I’ll be honest; at the beginning, I was very, very skeptical. My first attempts to prove nontrivial algorithms in SPARK were disastrous. But after we got past the initial learning curve, I was shocked at what we could prove. SPARK promises to let us implement a component, prove it, and be done with it. This is transformative and it evokes a level of trust no other language provides.
- Cameron Buschardt Principal Software Engineer, NVIDIA
Rapid growth
The use of SPARK and the formal methods tools built for the language has grown and spread rapidly within NVIDIA since their initial deployment.
At the conclusion of their initial POC at the end of 2018, NVIDIA had five developers trained in SPARK. By the second quarter of 2022, that number had grown to over fifty. During that same period, NVIDIA implemented numerous components in SPARK. These include many components of their GPU firmware image, portions of their hardware boot ROMs, and several libraries to simplify the discharge of proofs for the kernel of an embedded operating system.

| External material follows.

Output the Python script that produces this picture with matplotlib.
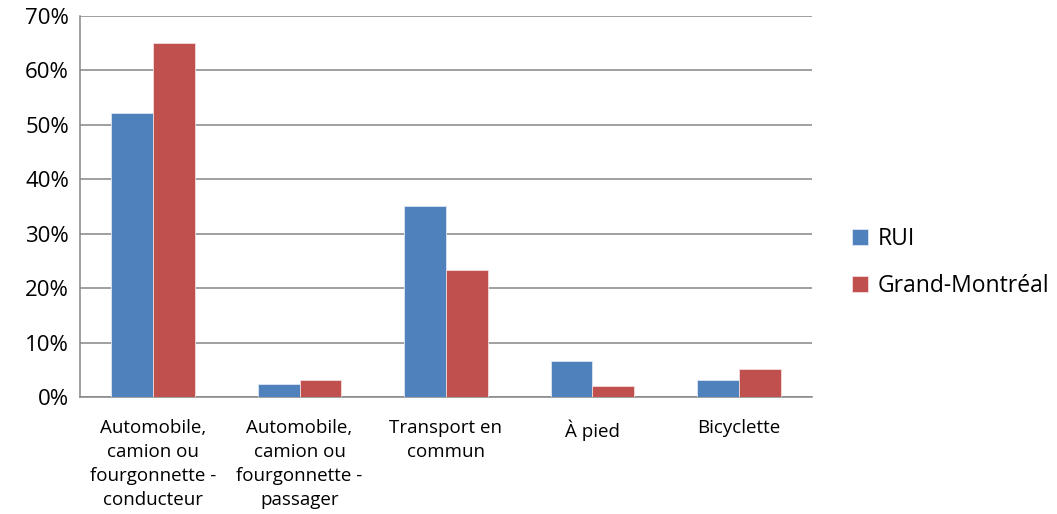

Many NVIDIA products are now shipping with SPARK components, and awareness and interest in SPARK continue to grow within the company.

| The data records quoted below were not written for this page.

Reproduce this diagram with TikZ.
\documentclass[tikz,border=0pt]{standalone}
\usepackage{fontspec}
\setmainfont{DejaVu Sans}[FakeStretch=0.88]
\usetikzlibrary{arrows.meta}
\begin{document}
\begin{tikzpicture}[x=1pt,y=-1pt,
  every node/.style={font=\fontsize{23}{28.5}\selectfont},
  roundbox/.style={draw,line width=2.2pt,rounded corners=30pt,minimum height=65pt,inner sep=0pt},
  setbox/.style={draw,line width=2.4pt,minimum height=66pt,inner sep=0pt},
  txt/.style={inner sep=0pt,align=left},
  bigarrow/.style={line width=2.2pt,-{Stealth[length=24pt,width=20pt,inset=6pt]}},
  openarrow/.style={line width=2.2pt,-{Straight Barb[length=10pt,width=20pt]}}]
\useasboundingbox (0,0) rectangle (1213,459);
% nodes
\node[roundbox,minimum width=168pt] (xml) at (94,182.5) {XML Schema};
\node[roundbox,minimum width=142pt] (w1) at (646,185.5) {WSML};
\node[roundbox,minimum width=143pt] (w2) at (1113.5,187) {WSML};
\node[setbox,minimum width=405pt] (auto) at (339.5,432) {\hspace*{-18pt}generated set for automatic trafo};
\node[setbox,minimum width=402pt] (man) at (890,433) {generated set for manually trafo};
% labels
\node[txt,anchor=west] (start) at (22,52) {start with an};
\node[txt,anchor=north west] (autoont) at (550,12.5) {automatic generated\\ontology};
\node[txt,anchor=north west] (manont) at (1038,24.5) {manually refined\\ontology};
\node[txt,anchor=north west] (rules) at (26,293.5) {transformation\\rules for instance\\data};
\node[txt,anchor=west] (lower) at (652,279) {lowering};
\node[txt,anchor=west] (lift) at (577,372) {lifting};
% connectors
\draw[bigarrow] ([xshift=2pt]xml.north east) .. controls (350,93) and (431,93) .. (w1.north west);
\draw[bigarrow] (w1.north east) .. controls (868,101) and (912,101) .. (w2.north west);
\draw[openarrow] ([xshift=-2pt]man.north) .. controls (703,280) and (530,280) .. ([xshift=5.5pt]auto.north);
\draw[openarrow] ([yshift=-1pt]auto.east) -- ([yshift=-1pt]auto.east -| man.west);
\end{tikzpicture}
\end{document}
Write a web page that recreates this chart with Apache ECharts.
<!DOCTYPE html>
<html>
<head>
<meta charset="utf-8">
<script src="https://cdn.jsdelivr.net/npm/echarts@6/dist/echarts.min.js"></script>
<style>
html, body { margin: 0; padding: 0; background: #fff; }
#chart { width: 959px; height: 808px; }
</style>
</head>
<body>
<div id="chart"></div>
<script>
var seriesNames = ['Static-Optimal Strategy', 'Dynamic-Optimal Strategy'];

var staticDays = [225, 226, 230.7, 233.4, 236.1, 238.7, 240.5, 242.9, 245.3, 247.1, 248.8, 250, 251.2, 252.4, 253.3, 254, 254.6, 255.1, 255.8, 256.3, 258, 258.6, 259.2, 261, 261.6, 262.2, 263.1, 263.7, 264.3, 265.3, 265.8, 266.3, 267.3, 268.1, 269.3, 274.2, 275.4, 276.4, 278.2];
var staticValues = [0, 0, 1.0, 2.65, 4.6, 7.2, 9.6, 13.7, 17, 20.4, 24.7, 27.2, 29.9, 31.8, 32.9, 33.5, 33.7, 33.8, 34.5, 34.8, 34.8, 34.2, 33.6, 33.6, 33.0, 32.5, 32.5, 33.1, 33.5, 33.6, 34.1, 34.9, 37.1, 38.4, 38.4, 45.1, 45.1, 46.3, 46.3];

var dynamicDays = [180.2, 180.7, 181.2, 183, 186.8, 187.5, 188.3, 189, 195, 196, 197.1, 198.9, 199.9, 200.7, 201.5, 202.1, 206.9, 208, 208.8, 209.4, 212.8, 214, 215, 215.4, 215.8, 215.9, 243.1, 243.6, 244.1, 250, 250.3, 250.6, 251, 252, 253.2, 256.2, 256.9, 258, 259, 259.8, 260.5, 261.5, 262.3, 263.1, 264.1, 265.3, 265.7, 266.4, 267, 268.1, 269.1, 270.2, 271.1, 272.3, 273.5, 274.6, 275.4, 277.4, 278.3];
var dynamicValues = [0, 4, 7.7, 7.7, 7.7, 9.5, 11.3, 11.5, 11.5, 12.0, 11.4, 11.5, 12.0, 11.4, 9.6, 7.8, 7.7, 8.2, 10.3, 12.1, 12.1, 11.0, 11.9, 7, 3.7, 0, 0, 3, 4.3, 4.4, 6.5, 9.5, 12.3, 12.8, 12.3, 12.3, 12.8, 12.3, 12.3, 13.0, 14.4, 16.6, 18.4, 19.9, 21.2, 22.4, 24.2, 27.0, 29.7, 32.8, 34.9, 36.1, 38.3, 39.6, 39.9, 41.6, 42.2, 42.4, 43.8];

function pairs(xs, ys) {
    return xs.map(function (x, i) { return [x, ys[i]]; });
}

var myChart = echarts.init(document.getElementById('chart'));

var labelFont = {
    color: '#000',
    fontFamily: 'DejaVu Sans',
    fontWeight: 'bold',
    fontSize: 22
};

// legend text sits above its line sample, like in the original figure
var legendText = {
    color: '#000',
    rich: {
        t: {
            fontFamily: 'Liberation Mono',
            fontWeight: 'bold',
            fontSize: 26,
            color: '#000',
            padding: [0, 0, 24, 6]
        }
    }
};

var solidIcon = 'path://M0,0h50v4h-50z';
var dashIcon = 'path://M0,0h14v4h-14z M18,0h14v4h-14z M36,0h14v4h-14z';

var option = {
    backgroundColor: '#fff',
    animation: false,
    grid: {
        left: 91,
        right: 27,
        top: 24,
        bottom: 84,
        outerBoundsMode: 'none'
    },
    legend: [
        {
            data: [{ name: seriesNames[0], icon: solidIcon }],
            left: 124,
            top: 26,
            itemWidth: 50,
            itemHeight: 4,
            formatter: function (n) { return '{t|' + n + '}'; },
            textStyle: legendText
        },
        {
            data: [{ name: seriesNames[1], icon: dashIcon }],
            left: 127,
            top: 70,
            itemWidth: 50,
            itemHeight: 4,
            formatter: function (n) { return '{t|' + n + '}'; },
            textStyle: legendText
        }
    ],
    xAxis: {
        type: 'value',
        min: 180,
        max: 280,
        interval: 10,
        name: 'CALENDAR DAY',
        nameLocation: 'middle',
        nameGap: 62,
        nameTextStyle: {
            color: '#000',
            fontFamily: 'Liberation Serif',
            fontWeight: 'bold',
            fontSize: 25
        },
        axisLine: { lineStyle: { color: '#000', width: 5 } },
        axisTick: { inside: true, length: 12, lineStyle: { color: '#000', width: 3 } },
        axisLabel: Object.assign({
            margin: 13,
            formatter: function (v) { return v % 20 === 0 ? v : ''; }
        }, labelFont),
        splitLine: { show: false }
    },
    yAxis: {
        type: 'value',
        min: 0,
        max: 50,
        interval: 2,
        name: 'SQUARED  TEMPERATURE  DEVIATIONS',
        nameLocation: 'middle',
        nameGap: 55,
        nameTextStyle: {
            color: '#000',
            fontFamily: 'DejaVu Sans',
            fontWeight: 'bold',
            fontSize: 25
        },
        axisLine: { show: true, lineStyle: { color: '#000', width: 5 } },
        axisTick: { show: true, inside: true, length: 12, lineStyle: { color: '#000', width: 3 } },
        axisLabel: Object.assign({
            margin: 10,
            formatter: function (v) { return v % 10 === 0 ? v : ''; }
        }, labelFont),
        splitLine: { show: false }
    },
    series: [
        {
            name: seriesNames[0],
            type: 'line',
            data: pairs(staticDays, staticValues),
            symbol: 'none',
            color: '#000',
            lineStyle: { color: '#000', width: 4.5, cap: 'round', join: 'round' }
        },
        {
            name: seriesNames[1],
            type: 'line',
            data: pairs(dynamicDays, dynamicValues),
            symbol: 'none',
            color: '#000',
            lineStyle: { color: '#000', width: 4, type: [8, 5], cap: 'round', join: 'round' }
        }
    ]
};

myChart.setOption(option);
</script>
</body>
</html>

“We initially created a small proof-of-concept to convince ourselves and subsequently implemented a larger piece of the boot firmware in SPARK. That proved to other teams within NVIDIA that SPARK is a viable option for firmware or similar use-cases.”

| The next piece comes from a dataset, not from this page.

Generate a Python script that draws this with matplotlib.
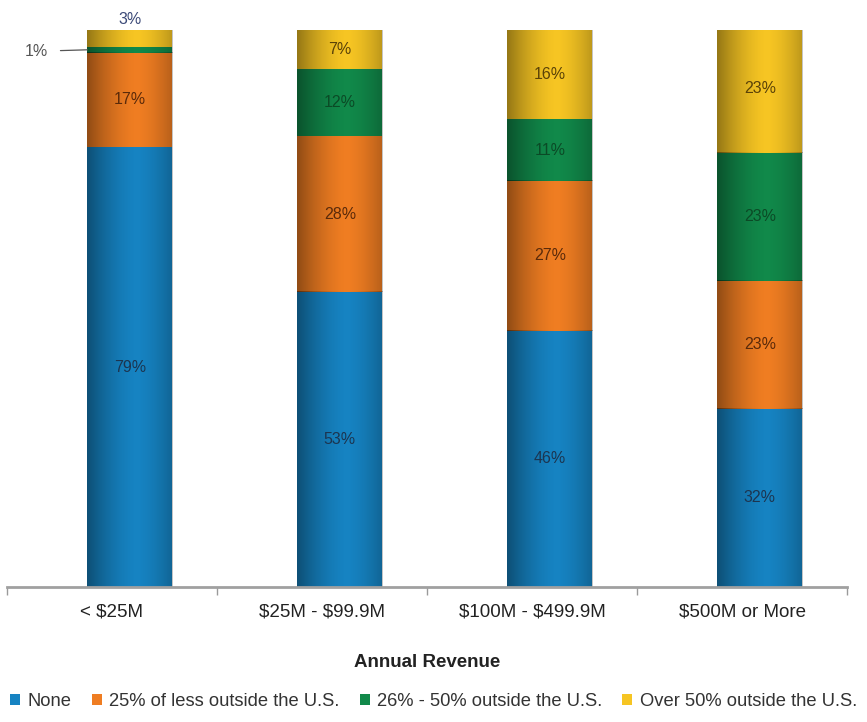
import numpy as np
import matplotlib
matplotlib.use("Agg")
import matplotlib.pyplot as plt
from matplotlib.patches import Patch

plt.rcParams['font.family'] = ['Liberation Sans', 'DejaVu Sans']
plt.rcParams['text.parse_math'] = False

categories = ["< $25M", "$25M - $99.9M", "$100M - $499.9M", "$500M or More"]
series_names = ["None", "25% of less outside the U.S.",
                "26% - 50% outside the U.S.", "Over 50% outside the U.S."]
none_pct = [79, 53, 46, 32]
le25_pct = [17, 28, 27, 23]
mid_pct = [1, 12, 11, 23]
over50_pct = [3, 7, 16, 23]

series = [none_pct, le25_pct, mid_pct, over50_pct]
colors = ["#1683c2", "#ef7d22", "#11894a", "#f6c523"]
text_colors = ["#1c3550", "#5a2a0a", "#0b4a26", "#5a4208"]

fig = plt.figure(figsize=(8.67, 7.22), dpi=100)
ax = fig.add_axes([0.008, 0.187, 0.969, 0.771])

x = np.arange(len(categories))
bar_x = x + 0.085
width = 0.405
ymax = 100

# cylinder-style shading profile across each bar
t = np.linspace(0, 1, 200)
shade = 0.40 * (np.abs(t - 0.58) / 0.58) ** 1.6
overlay = np.zeros((1, t.size, 4))
overlay[0, :, 3] = shade

bottom = np.zeros(len(categories))
for vals, col, tcol in zip(series, colors, text_colors):
    vals = np.asarray(vals, dtype=float)
    bars = ax.bar(bar_x, vals, width, bottom=bottom, color=col, edgecolor='none', zorder=2)
    for b, v, b0, xi in zip(bars, vals, bottom, bar_x):
        top = min(b0 + v, ymax)
        ax.imshow(overlay, extent=(xi - width / 2, xi + width / 2, b0, top),
                  aspect='auto', zorder=3, interpolation='bilinear')
        if v >= 5:
            ax.text(xi, b0 + v / 2, f"{int(v)}%", ha='center', va='center',
                    fontsize=11.5, color=tcol, zorder=4)
    bottom += vals

# small segments of the first bar are labelled outside it
cum1 = none_pct[0] + le25_pct[0]
ax.annotate(f"{mid_pct[0]}%", xy=(bar_x[0] - width / 2, cum1 + mid_pct[0] / 2),
            xytext=(-0.36, cum1 + mid_pct[0] / 2), ha='center', va='center_baseline',
            fontsize=11.5, color='#555555',
            arrowprops=dict(arrowstyle='-', color='#555555', lw=0.9, shrinkA=7, shrinkB=0))
ax.text(bar_x[0], ymax + 1.9, f"{over50_pct[0]}%", ha='center', va='center',
        fontsize=11.5, color='#3c4a78', clip_on=False)

ax.set_xlim(-0.5, len(categories) - 0.5)
ax.set_ylim(0, ymax)
ax.set_yticks([])
ax.set_xticks(x)
ax.set_xticklabels(categories, fontsize=13.5, color='#222222')
ax.set_xticks(np.arange(-0.5, len(categories)), minor=True)
ax.tick_params(axis='x', which='major', length=0, pad=12)
ax.tick_params(axis='x', which='minor', length=6, color='#9a9a9a', width=1)
for side in ['top', 'right', 'left']:
    ax.spines[side].set_visible(False)
ax.spines['bottom'].set_color('#a0a0a0')
ax.spines['bottom'].set_linewidth(2)
ax.spines['bottom'].set_zorder(5)

ax.set_xlabel("Annual Revenue", fontsize=13.5, fontweight='bold', color='#222222', labelpad=24)

handles = [Patch(facecolor=c, edgecolor='none') for c in colors]
fig.legend(handles, series_names, loc='center', bbox_to_anchor=(0.5, 0.028), ncol=4,
           frameon=False, fontsize=13.2, handlelength=0.55, handleheight=0.55,
           handletextpad=0.4, columnspacing=1.1, labelcolor='#333333')

fig.savefig("out.png", dpi=100, facecolor='white')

“It’s coming up more often in architectural discussions,” says Buschardt. “We’re seeing security meetings where we’ll talk about a critical security property that a customer is interested in, and we’ll come back to that theme: we can show our customers proof that this does exactly what the spec says it does.”
Overall, NVIDIA has demonstrated groundbreaking leadership and innovation in the software security domain. They had a very challenging goal and took an ambitious path to accomplish something that had never been done before in the semiconductor industry. For four years, they have successfully demonstrated time and time again that their choice to adopt SPARK was the right one - and have paved the way for anyone interested in following NVIDIA’s lead.